■ Problem to work on ■
Identify all lines below that hold "React" and collect them.

Records with drawing code:
··········

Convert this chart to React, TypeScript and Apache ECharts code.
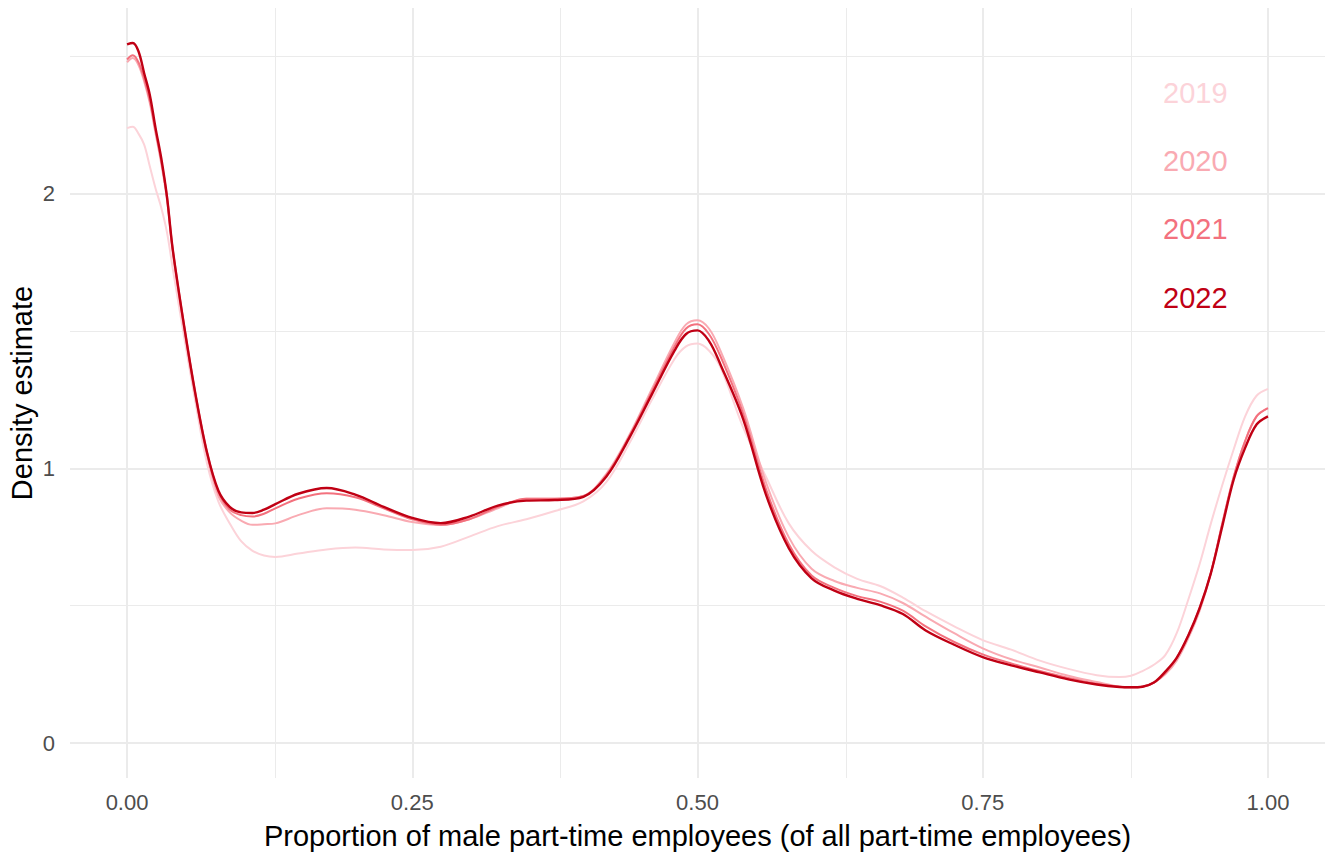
import React, { useEffect, useRef } from "react";
import * as echarts from "echarts";

const xs = [0, 0.005, 0.01, 0.015, 0.02, 0.025, 0.03, 0.035, 0.04, 0.05, 0.06, 0.07, 0.08, 0.09, 0.1, 0.11, 0.12, 0.13, 0.15, 0.175, 0.2, 0.225, 0.25, 0.275, 0.3, 0.325, 0.35, 0.375, 0.4, 0.42, 0.44, 0.46, 0.48, 0.49, 0.5, 0.51, 0.52, 0.54, 0.56, 0.58, 0.6, 0.62, 0.64, 0.66, 0.68, 0.7, 0.725, 0.75, 0.775, 0.8, 0.825, 0.85, 0.87, 0.88, 0.89, 0.9, 0.91, 0.92, 0.93, 0.94, 0.95, 0.96, 0.97, 0.98, 0.99, 1.0];

const y2019 = [2.24, 2.245, 2.22, 2.18, 2.1, 2.02, 1.95, 1.86, 1.73, 1.48, 1.24, 1.02, 0.88, 0.8, 0.735, 0.7, 0.683, 0.678, 0.69, 0.705, 0.712, 0.705, 0.703, 0.715, 0.752, 0.79, 0.815, 0.845, 0.88, 0.95, 1.09, 1.25, 1.4, 1.445, 1.455, 1.43, 1.37, 1.15, 0.97, 0.8, 0.7, 0.64, 0.598, 0.572, 0.53, 0.48, 0.425, 0.375, 0.34, 0.3, 0.27, 0.247, 0.24, 0.245, 0.262, 0.285, 0.32, 0.4, 0.52, 0.65, 0.8, 0.94, 1.07, 1.19, 1.265, 1.29];

const y2020 = [2.48, 2.495, 2.47, 2.41, 2.33, 2.22, 2.11, 1.98, 1.79, 1.51, 1.26, 1.05, 0.9, 0.84, 0.81, 0.795, 0.797, 0.8, 0.83, 0.855, 0.85, 0.83, 0.805, 0.794, 0.815, 0.855, 0.89, 0.89, 0.9, 0.98, 1.12, 1.29, 1.46, 1.525, 1.54, 1.51, 1.43, 1.22, 0.95, 0.75, 0.635, 0.59, 0.565, 0.545, 0.51, 0.46, 0.4, 0.345, 0.305, 0.275, 0.245, 0.222, 0.205, 0.203, 0.205, 0.22, 0.25, 0.3, 0.38, 0.48, 0.62, 0.8, 0.97, 1.1, 1.19, 1.22];

const y2021 = [2.49, 2.505, 2.48, 2.42, 2.34, 2.23, 2.12, 1.99, 1.8, 1.52, 1.27, 1.06, 0.915, 0.85, 0.83, 0.825, 0.835, 0.855, 0.89, 0.91, 0.895, 0.855, 0.815, 0.795, 0.815, 0.86, 0.89, 0.89, 0.9, 0.975, 1.115, 1.28, 1.445, 1.51, 1.525, 1.49, 1.41, 1.2, 0.925, 0.725, 0.61, 0.565, 0.535, 0.515, 0.482, 0.425, 0.368, 0.323, 0.29, 0.262, 0.237, 0.216, 0.205, 0.203, 0.205, 0.22, 0.255, 0.31, 0.39, 0.49, 0.62, 0.8, 0.97, 1.1, 1.19, 1.22];

const y2022 = [2.545, 2.55, 2.52, 2.44, 2.36, 2.24, 2.13, 1.99, 1.8, 1.52, 1.27, 1.06, 0.92, 0.86, 0.84, 0.838, 0.85, 0.87, 0.908, 0.929, 0.905, 0.86, 0.82, 0.801, 0.825, 0.865, 0.883, 0.885, 0.897, 0.97, 1.11, 1.27, 1.43, 1.49, 1.503, 1.465, 1.38, 1.18, 0.905, 0.71, 0.6, 0.555, 0.525, 0.502, 0.47, 0.41, 0.358, 0.313, 0.283, 0.257, 0.232, 0.213, 0.204, 0.203, 0.205, 0.22, 0.26, 0.31, 0.39, 0.49, 0.619, 0.79, 0.96, 1.075, 1.16, 1.19];

const years = ["2019", "2020", "2021", "2022"];
const colors = ["#fcd3d9", "#f9aab2", "#f3717e", "#c00014"];
const labelYs = [2.368, 2.12, 1.872, 1.62];

const xMajor = [0, 0.25, 0.5, 0.75, 1];
const xMinor = [0.125, 0.375, 0.625, 0.875];
const yMajor = [0, 1, 2];
const yMinor = [0.5, 1.5, 2.5];

const X_MIN = -0.05;
const X_MAX = 1.05;
const Y_MIN = -0.1275;
const Y_MAX = 2.6775;

const FONT = "'Liberation Sans', Arial, sans-serif";

export default function App() {
  const ref = useRef<HTMLDivElement>(null);

  useEffect(() => {
    if (!ref.current) return;
    const chart = echarts.init(ref.current, null, { renderer: "svg" });
    const W = 1327;
    const H = 857;
    const gridLeft = 70;
    const gridRight = 2;
    const gridTop = 8;
    const gridBottom = 79;

    const allY = [y2019, y2020, y2021, y2022];
    const lineSeries = allY.map((ys, i) => ({
      type: "line",
      name: years[i],
      data: xs.map((x, j) => [x, ys[j]]),
      showSymbol: false,
      smooth: 0.35,
      lineStyle: { color: colors[i], width: i === 3 ? 2.4 : 2 },
      itemStyle: { color: colors[i] },
      z: 5 + i,
      silent: true,
    }));

    const gridSeries = (xv: number[], yv: number[], width: number) => ({
      type: "line",
      data: [],
      silent: true,
      z: 1,
      markLine: {
        silent: true,
        symbol: ["none", "none"],
        label: { show: false },
        animation: false,
        lineStyle: { color: "#ebebeb", width, type: "solid" },
        data: [
          ...xv.map((v) => ({ xAxis: v })),
          ...yv.map((v) => ({ yAxis: v })),
        ],
      },
    });

    const plotW = W - gridLeft - gridRight;
    const plotH = H - gridTop - gridBottom;
    const yToPx = (v: number) => gridTop + (Y_MAX - v) / (Y_MAX - Y_MIN) * plotH;

    chart.setOption({
      animation: false,
      backgroundColor: "#ffffff",
      textStyle: { fontFamily: FONT },
      grid: { left: gridLeft, right: gridRight, top: gridTop, bottom: gridBottom, containLabel: false },
      xAxis: {
        type: "value",
        min: X_MIN,
        max: X_MAX,
        axisLine: { show: false },
        axisTick: { show: false },
        splitLine: { show: false },
        axisLabel: {
          customValues: xMajor,
          formatter: (v: number) => v.toFixed(2),
          fontSize: 22,
          color: "#4d4d4d",
          margin: 13,
          fontFamily: FONT,
        },
      },
      yAxis: {
        type: "value",
        min: Y_MIN,
        max: Y_MAX,
        axisLine: { show: false },
        axisTick: { show: false },
        splitLine: { show: false },
        axisLabel: {
          customValues: yMajor,
          formatter: (v: number) => String(v),
          fontSize: 22,
          color: "#4d4d4d",
          margin: 15,
          fontFamily: FONT,
        },
      },
      graphic: [
        {
          type: "text",
          x: gridLeft + plotW / 2,
          y: 836,
          style: {
            text: "Proportion of male part-time employees (of all part-time employees)",
            fontSize: 29,
            fill: "#000000",
            fontFamily: FONT,
            align: "center",
            verticalAlign: "middle",
          },
        },
        {
          type: "text",
          x: 22,
          y: gridTop + plotH / 2,
          rotation: Math.PI / 2,
          style: {
            text: "Density estimate",
            fontSize: 29,
            fill: "#000000",
            fontFamily: FONT,
            align: "center",
            verticalAlign: "middle",
          },
        },
        ...years.map((yr, i) => ({
          type: "text",
          x: 1163,
          y: yToPx(labelYs[i]),
          style: {
            text: yr,
            fontSize: 29,
            fill: colors[i],
            fontFamily: FONT,
            align: "left",
            verticalAlign: "middle",
          },
        })),
      ],
      series: [
        gridSeries(xMinor, yMinor, 1),
        gridSeries(xMajor, yMajor, 2),
        ...lineSeries,
      ],
    });

    return () => chart.dispose();
  }, []);

  return (
    <div
      ref={ref}
      style={{ position: "absolute", left: 0, top: 0, width: 1327, height: 857, background: "#fff" }}
    />
  );
}
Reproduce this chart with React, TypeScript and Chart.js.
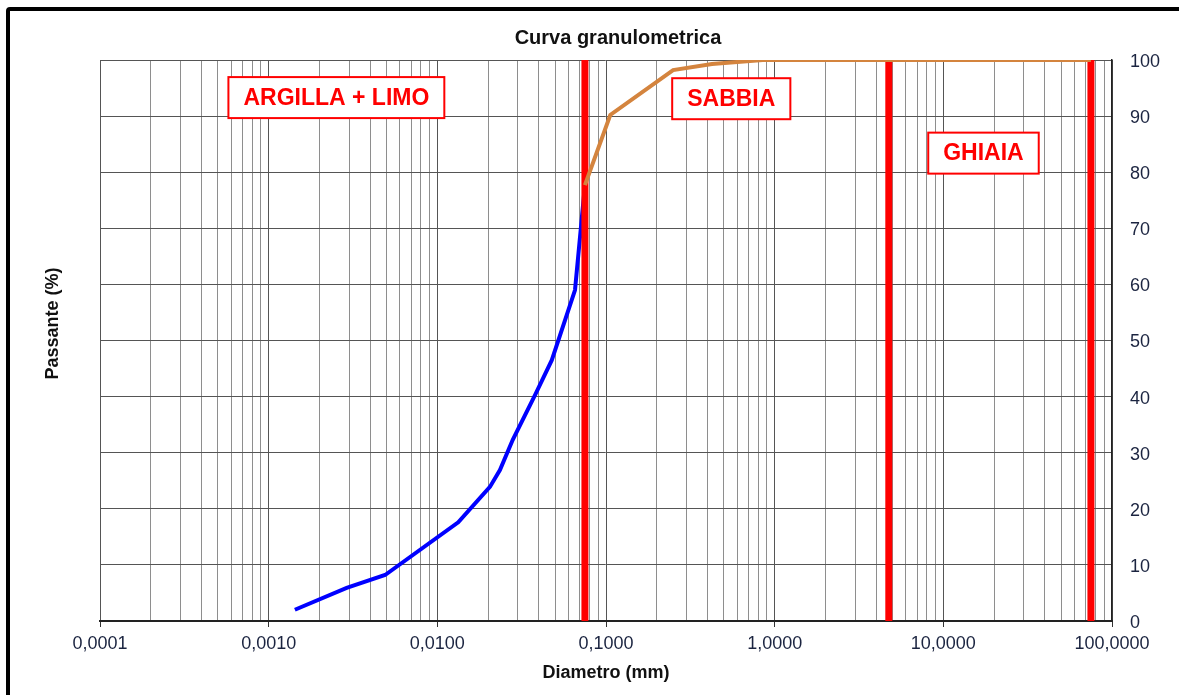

··········

■ Response ■
Convert this chart to React, TypeScript and Apache ECharts code.
import React, { useEffect, useRef } from "react";
Reproduce this chart with React, TypeScript and Chart.js.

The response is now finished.